The biggest problem Wake Forest fans have is that Hartman is going to a team on Wake’s schedule next season.
I mean … I get it. Oct. 28 is going to be awkward on a few levels. It’d be worse if the game was in Winston-Salem. But it’s not like Hartman is seeking a revenge game (at least, as far as I know). Notre Dame feels like the best fit of any team that was in the market to add a quarterback this cycle.
After the presser when Hartman announced he was turning pro, I told Dabo the news as he was walking out of his presser. He jokingly responded: "Thank goodness."
Now Clemson and Hartman will face off one more time https://t.co/ZfubzkwJOX
— Matt Connolly (@MattOnClemson) January 5, 2023
DF: I miss anything in a quick but vaguely-comprehensive Hartman education?
Well, we’ve covered Hartman’s *college* career.
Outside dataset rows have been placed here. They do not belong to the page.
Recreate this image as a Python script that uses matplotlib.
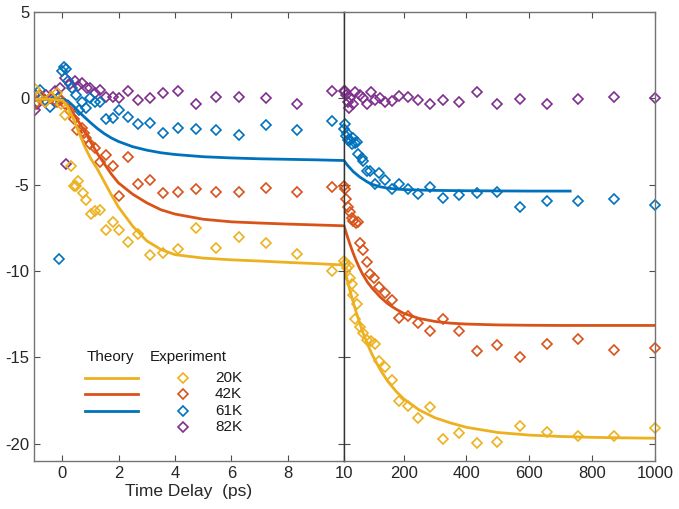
import numpy as np
import matplotlib
matplotlib.use("Agg")
import matplotlib.pyplot as plt

plt.rcParams['font.family'] = ['Liberation Sans', 'DejaVu Sans']
plt.rcParams['axes.unicode_minus'] = False

#%% colours (matlab default order)
c_20 = '#EDB120'
c_42 = '#D95319'
c_61 = '#0072BD'
c_82 = '#7E2F8E'

#%% experiment, short delays (ps)
t82_a = [-0.98, -0.9, -0.75, -0.57, -0.4, -0.26, -0.08, 0.1, 0.12, 0.28, 0.45, 0.56, 0.7, 0.88, 0.99, 1.15,
         1.34, 1.55, 1.8, 2.02, 2.33, 2.69, 3.12, 3.58, 4.11, 4.75, 5.46, 6.27, 7.23, 8.33, 9.57]
y82_a = [-0.7, -0.3, 0.0, 0.2, 0.1, 0.4, 0.6, 1.15, -3.8, 0.85, 1.0, 0.7, 0.9, 0.6, 0.6, 0.3,
         0.5, 0.1, 0.1, 0.0, 0.4, -0.1, 0.0, 0.3, 0.4, -0.3, 0.1, 0.05, 0.0, -0.3, 0.4]

t61_a = [-0.95, -0.8, -0.6, -0.45, -0.3, -0.15, -0.11, 0.0, 0.05, 0.12, 0.2, 0.35, 0.5, 0.6, 0.7, 0.85,
         0.99, 1.15, 1.34, 1.55, 1.8, 2.02, 2.33, 2.69, 3.12, 3.58, 4.11, 4.75, 5.46, 6.27, 7.23, 8.33, 9.57]
y61_a = [0.2, 0.5, -0.1, -0.5, -0.1, 0.0, -9.3, 1.6, 1.8, 1.7, 1.0, 0.6, 0.2, -0.65, -0.2, -0.55,
         0.0, -0.2, -0.2, -1.2, -1.15, -0.7, -1.1, -1.5, -1.4, -2.0, -1.7, -1.8, -1.85, -2.1, -1.55, -1.85, -1.3]

t42_a = [-0.95, -0.8, -0.6, -0.4, -0.2, -0.05, 0.1, 0.28, 0.42, 0.53, 0.7, 0.78, 0.85, 0.99, 1.15, 1.34,
         1.55, 1.8, 2.02, 2.33, 2.69, 3.12, 3.58, 4.11, 4.75, 5.46, 6.27, 7.23, 8.33, 9.57]
y42_a = [-0.3, 0.2, -0.2, 0.0, -0.2, -0.1, -0.3, -0.75, -1.2, -1.85, -1.7, -2.0, -2.3, -2.65, -2.9, -3.7,
         -3.3, -3.9, -5.65, -3.4, -4.95, -4.75, -5.5, -5.4, -5.25, -5.4, -5.4, -5.2, -5.4, -5.15]

t20_a = [-0.98, -0.85, -0.6, -0.4, -0.2, -0.05, 0.1, 0.31, 0.42, 0.5, 0.56, 0.74, 0.85, 1.02, 1.15, 1.34,
         1.55, 1.8, 2.02, 2.33, 2.69, 3.12, 3.58, 4.11, 4.75, 5.46, 6.27, 7.23, 8.33, 9.57]
y20_a = [0.55, 0.1, -0.2, 0.1, 0.3, -0.3, -0.95, -3.9, -5.1, -5.05, -4.8, -5.5, -5.9, -6.7, -6.55, -6.45,
         -7.6, -7.15, -7.6, -8.3, -7.85, -9.05, -8.95, -8.7, -7.5, -8.65, -8.0, -8.4, -9.0, -10.0]

#%% experiment, long delays (ps)
t82_b = [10, 13, 18, 22, 26, 29, 39, 45, 61, 70, 83, 96, 109, 125, 140, 163, 185, 214, 246, 284,
         325, 376, 433, 497, 570, 656, 755, 869, 1000]
y82_b = [0.45, 0.4, 0.2, -0.2, -0.55, 0.0, -0.3, 0.35, 0.2, 0.0, -0.35, 0.35, -0.1, 0.0, -0.2, -0.15,
         0.15, 0.1, -0.1, -0.3, -0.1, -0.2, 0.35, -0.3, -0.03, -0.3, -0.05, 0.1, 0.0]

t61_b = [10, 13, 16, 19, 23, 29, 35, 39, 45, 51, 55, 67, 70, 83, 93, 109, 121, 140, 163, 185, 214,
         246, 284, 325, 376, 433, 497, 570, 656, 755, 869, 1000]
y61_b = [-1.8, -1.5, -2.2, -2.0, -2.4, -2.4, -2.65, -2.3, -2.6, -2.5, -3.2, -3.45, -3.6, -4.2, -4.2,
         -4.95, -4.3, -4.75, -5.25, -4.95, -5.25, -5.55, -5.15, -5.75, -5.6, -5.5, -5.4, -6.3, -5.95,
         -5.95, -5.8, -6.2]

t42_b = [10, 12, 16, 23, 29, 35, 39, 48, 55, 61, 70, 83, 93, 106, 121, 140, 163, 185, 214, 246, 284,
         325, 376, 433, 497, 570, 656, 755, 869, 1000]
y42_b = [-5.1, -5.25, -5.85, -6.3, -6.6, -6.9, -7.1, -7.2, -7.15, -8.4, -8.8, -9.45, -10.15, -10.4,
         -10.95, -11.25, -11.65, -12.7, -12.6, -13.0, -13.45, -12.8, -13.45, -14.65, -14.3, -14.95,
         -14.2, -13.95, -14.6, -14.45]

t20_b = [10, 12, 19, 26, 29, 35, 39, 45, 51, 61, 70, 83, 96, 109, 121, 140, 163, 185, 214, 246, 284,
         325, 376, 433, 497, 570, 656, 755, 869, 1000]
y20_b = [-9.4, -9.6, -9.8, -9.7, -10.4, -10.75, -11.4, -12.75, -11.9, -13.25, -13.6, -14.0, -14.05,
         -14.25, -15.2, -15.55, -16.3, -17.5, -17.8, -18.5, -17.9, -19.7, -19.4, -19.95, -19.9, -19.0,
         -19.3, -19.55, -19.55, -19.1]

#%% theory curves
tt_a = [-1, -0.5, 0, 0.2, 0.4, 0.6, 0.8, 1.0, 1.25, 1.5, 1.75, 2.0, 2.5, 3.0, 3.5, 4.0, 5.0, 6.0, 7.0,
        8.0, 9.0, 10.0]
th20_a = [-0.05, -0.05, -0.1, -0.5, -1.2, -2.0, -2.8, -3.45, -4.1, -4.85, -5.6, -6.3, -7.4, -8.25,
          -8.75, -9.05, -9.25, -9.35, -9.42, -9.5, -9.57, -9.65]
th42_a = [-0.05, -0.05, -0.1, -0.4, -0.9, -1.4, -1.9, -2.5, -3.2, -3.8, -4.4, -4.9, -5.55, -6.05,
          -6.45, -6.7, -7.0, -7.15, -7.22, -7.28, -7.33, -7.38]
th61_a = [-0.05, -0.05, -0.05, -0.15, -0.45, -0.8, -1.1, -1.4, -1.75, -2.05, -2.3, -2.5, -2.8, -3.0,
          -3.15, -3.25, -3.38, -3.45, -3.5, -3.53, -3.56, -3.6]

tt_b = [10, 20, 30, 40, 50, 60, 70, 85, 100, 125, 150, 175, 200, 250, 300, 350, 400, 500, 600, 700,
        800, 900, 1000]
th20_b = [-9.7, -10.5, -11.2, -11.85, -12.45, -13.0, -13.55, -14.25, -14.85, -15.7, -16.4, -16.95,
          -17.4, -18.05, -18.5, -18.8, -19.05, -19.35, -19.5, -19.58, -19.63, -19.66, -19.68]
th42_b = [-7.38, -7.95, -8.5, -9.0, -9.45, -9.85, -10.2, -10.65, -11.0, -11.5, -11.9, -12.2, -12.45,
          -12.75, -12.92, -13.02, -13.07, -13.12, -13.14, -13.15, -13.15, -13.15, -13.15]
tt61_b = [10, 20, 30, 40, 50, 60, 70, 85, 100, 125, 150, 175, 200, 250, 300, 350, 400, 500, 600, 730]
th61_b = [-3.6, -3.85, -4.05, -4.25, -4.4, -4.55, -4.67, -4.85, -4.98, -5.12, -5.2, -5.25, -5.28,
          -5.31, -5.33, -5.34, -5.35, -5.36, -5.37, -5.37]

labels = ['20K', '42K', '61K', '82K']

#%% plot
fig = plt.figure(figsize=(6.79, 5.09), dpi=100)
ax1 = fig.add_axes([0.0501, 0.0943, 0.4566, 0.8821])
ax2 = fig.add_axes([0.5066, 0.0943, 0.4580, 0.8821])

mk = dict(marker='D', ls='none', mfc='none', ms=5.5, mew=1.2)
lw = 2.0

for t, y, c in [(t82_a, y82_a, c_82), (t61_a, y61_a, c_61), (t42_a, y42_a, c_42), (t20_a, y20_a, c_20)]:
    ax1.plot(t, y, color=c, **mk)
ax1.plot(tt_a, th61_a, color=c_61, lw=lw)
ax1.plot(tt_a, th42_a, color=c_42, lw=lw)
ax1.plot(tt_a, th20_a, color=c_20, lw=lw)

for t, y, c in [(t82_b, y82_b, c_82), (t61_b, y61_b, c_61), (t42_b, y42_b, c_42), (t20_b, y20_b, c_20)]:
    ax2.plot(t, y, color=c, clip_on=False, **mk)
ax2.plot(tt61_b, th61_b, color=c_61, lw=lw)
ax2.plot(tt_b, th42_b, color=c_42, lw=lw)
ax2.plot(tt_b, th20_b, color=c_20, lw=lw)

ax1.set_xlim(-1, 10)
ax2.set_xlim(10, 1000)
for ax in (ax1, ax2):
    ax.set_ylim(-21, 5)
    ax.set_yticks([-20, -15, -10, -5, 0, 5])
    ax.tick_params(direction='in', length=4, width=0.8, colors='0.3', labelcolor='0.15',
                   labelsize=12, top=True, right=True)
    for s in ax.spines.values():
        s.set_color('0.45')
        s.set_linewidth(1.0)

ax1.set_xticks([0, 2, 4, 6, 8])
ax2.set_xticks([10, 200, 400, 600, 800, 1000])
ax2.tick_params(labelleft=False)
ax1.spines['right'].set_color('0.2')
ax2.spines['left'].set_color('0.2')
ax1.set_xlabel("Time Delay  (ps)", fontsize=12.5, color='0.15', labelpad=2)

# legend drawn by hand
ax1.text(0.171, 0.232, "Theory", transform=ax1.transAxes, fontsize=11, va='center', color='0.1')
ax1.text(0.374, 0.232, "Experiment", transform=ax1.transAxes, fontsize=11, va='center', color='0.1')
leg_y = [0.185, 0.149, 0.111, 0.076]
for i, (c, lab) in enumerate(zip([c_20, c_42, c_61, c_82], labels)):
    if i < 3:
        ax1.plot([0.165, 0.335], [leg_y[i], leg_y[i]], color=c, lw=lw, transform=ax1.transAxes)
    ax1.plot([0.481], [leg_y[i]], color=c, transform=ax1.transAxes, **mk)
    ax1.text(0.584, leg_y[i], lab, transform=ax1.transAxes, fontsize=11, va='center', color='0.1')

fig.savefig("out.png", dpi=100)
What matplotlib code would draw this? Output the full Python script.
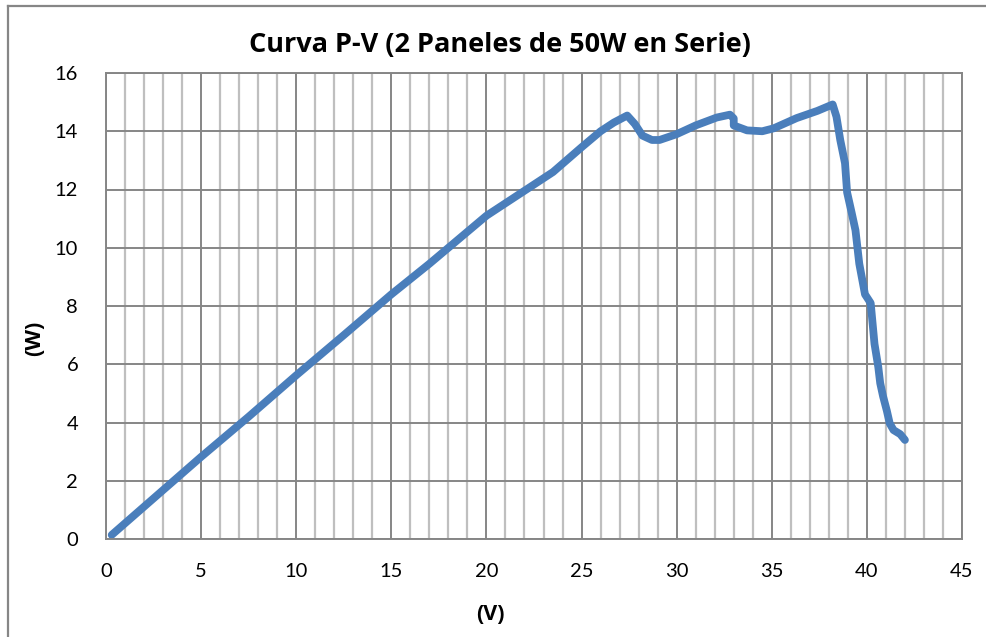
import matplotlib.pyplot as plt
import numpy as np
from matplotlib.lines import Line2D
from matplotlib.ticker import MultipleLocator

# Curva P-V medida, dos paneles de 50 W en serie
voltage = [0.3, 2.0, 5.0, 7.5, 10.0, 12.5, 15.0, 17.0, 18.0, 20.0, 22.1,
           23.5, 25.0, 26.0, 26.7, 27.4, 27.8, 28.2, 28.7, 29.1, 30.0, 31.0,
           32.1, 32.8, 33.0, 33.0, 33.7, 34.5, 35.1, 36.3, 37.4, 38.2, 38.4,
           38.6, 38.85, 38.96, 39.2, 39.4, 39.6, 39.9, 40.2, 40.3, 40.4, 40.6,
           40.7, 40.85, 41.05, 41.2, 41.4, 41.75, 42.0]
power = [0.14, 1.11, 2.82, 4.2, 5.62, 7.0, 8.4, 9.45, 10.0, 11.1, 12.0,
         12.6, 13.45, 14.0, 14.3, 14.54, 14.25, 13.85, 13.7, 13.7, 13.9, 14.2,
         14.47, 14.57, 14.44, 14.2, 14.03, 14.0, 14.1, 14.45, 14.7, 14.92, 14.5,
         13.7, 12.9, 11.9, 11.2, 10.6, 9.45, 8.4, 8.1, 7.4, 6.7, 5.9,
         5.35, 4.9, 4.4, 3.97, 3.74, 3.6, 3.4]

title = "Curva P-V (2 Paneles de 50W en Serie)"
xlabel = "(V)"
ylabel = "(W)"

plt.rcParams["font.family"] = ["Lato", "DejaVu Sans"]
bold_font = ["Open Sans", "DejaVu Sans"]

fig = plt.figure(figsize=(9.86, 6.37), dpi=100)
ax = fig.add_axes([106 / 986, 98 / 637, 856 / 986, 466 / 637])

ax.set_xlim(0, 45)
ax.set_ylim(0, 16)
ax.xaxis.set_major_locator(MultipleLocator(5))
ax.xaxis.set_minor_locator(MultipleLocator(1))
ax.yaxis.set_major_locator(MultipleLocator(2))

ax.grid(which="minor", axis="x", color="#bfbfbf", linewidth=1.6)
ax.grid(which="major", axis="x", color="#868686", linewidth=1.4)
ax.grid(which="major", axis="y", color="#868686", linewidth=1.4)
ax.set_axisbelow(True)
for side in ax.spines.values():
    side.set_color("#868686")
    side.set_linewidth(1.4)

ax.tick_params(which="both", length=0, labelsize=14.5, colors="black")
ax.tick_params(axis="x", pad=17)
ax.tick_params(axis="y", pad=20)

ax.plot(voltage, power, color="#4a7ebb", linewidth=5.6,
        solid_capstyle="round", solid_joinstyle="round")

fig.text(500 / 986, 1 - 45 / 637, title, ha="center", va="center",
         fontsize=19.5, fontweight="bold", family=bold_font)
fig.text(490 / 986, 1 - 615 / 637, xlabel, ha="center", va="center",
         fontsize=15.5, fontweight="bold", family=bold_font)
fig.text(35 / 986, 1 - 338 / 637, ylabel, ha="center", va="center",
         fontsize=15.5, fontweight="bold", rotation=90, family=bold_font)

# marco exterior del gráfico
fig.add_artist(Line2D([8 / 986, 1.0], [1 - 6 / 637] * 2, color="#868686",
                      linewidth=1.6, transform=fig.transFigure))
fig.add_artist(Line2D([8 / 986] * 2, [0.0, 1 - 6 / 637], color="#868686",
                      linewidth=1.6, transform=fig.transFigure))

fig.savefig("out.png", dpi=100)
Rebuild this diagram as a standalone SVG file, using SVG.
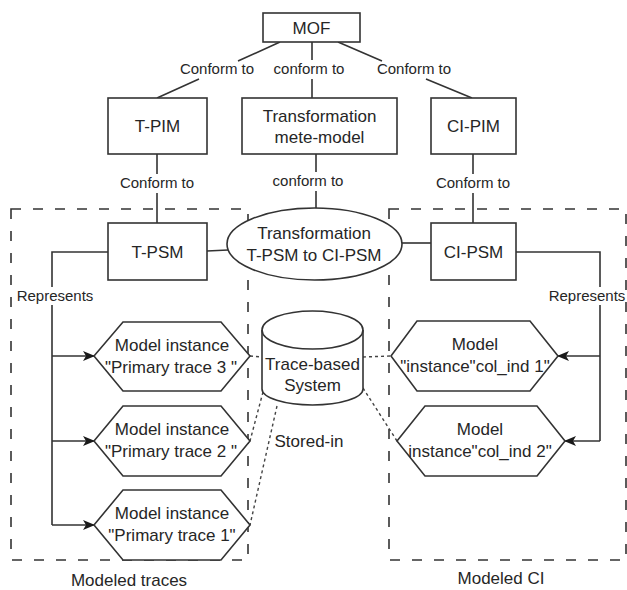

He lived an entire life before he even got to Wake Forest — his last season of high school football was documented by the Netflix show “QB1.”
I’ll leave you with this, a story I always wanted to work into a feature I never got the chance to write:
Hartman’s last game of his freshman season was a loss to Syracuse (the year it won 10 games, 2018), and it dropped Wake Forest to 4-5. Things looked bleak with news that Hartman, who played well against the Orange, broke a bone in his foot and would miss the rest of the season. It seemed grimmer with a short week and a trip to N.C. State for a Thursday night game on tap.
Wake Forest turned over the reins to Jamie Newman, who stepped in and led a game-winning drive in the fourth quarter that night in Raleigh. I’ll try to thread a needle here … Newman did a lot of things that night that Hartman couldn’t do as a 175-pound freshman. It culminated in the game-winning touchdown pass with 30-some seconds left.
It’s about 2-2½ hours of a drive from Raleigh to Winston-Salem, so I’d estimate Wake’s busses rolled onto campus around 2:30-3 a.m.
Sam Hartman was waiting when they returned to congratulate his teammates.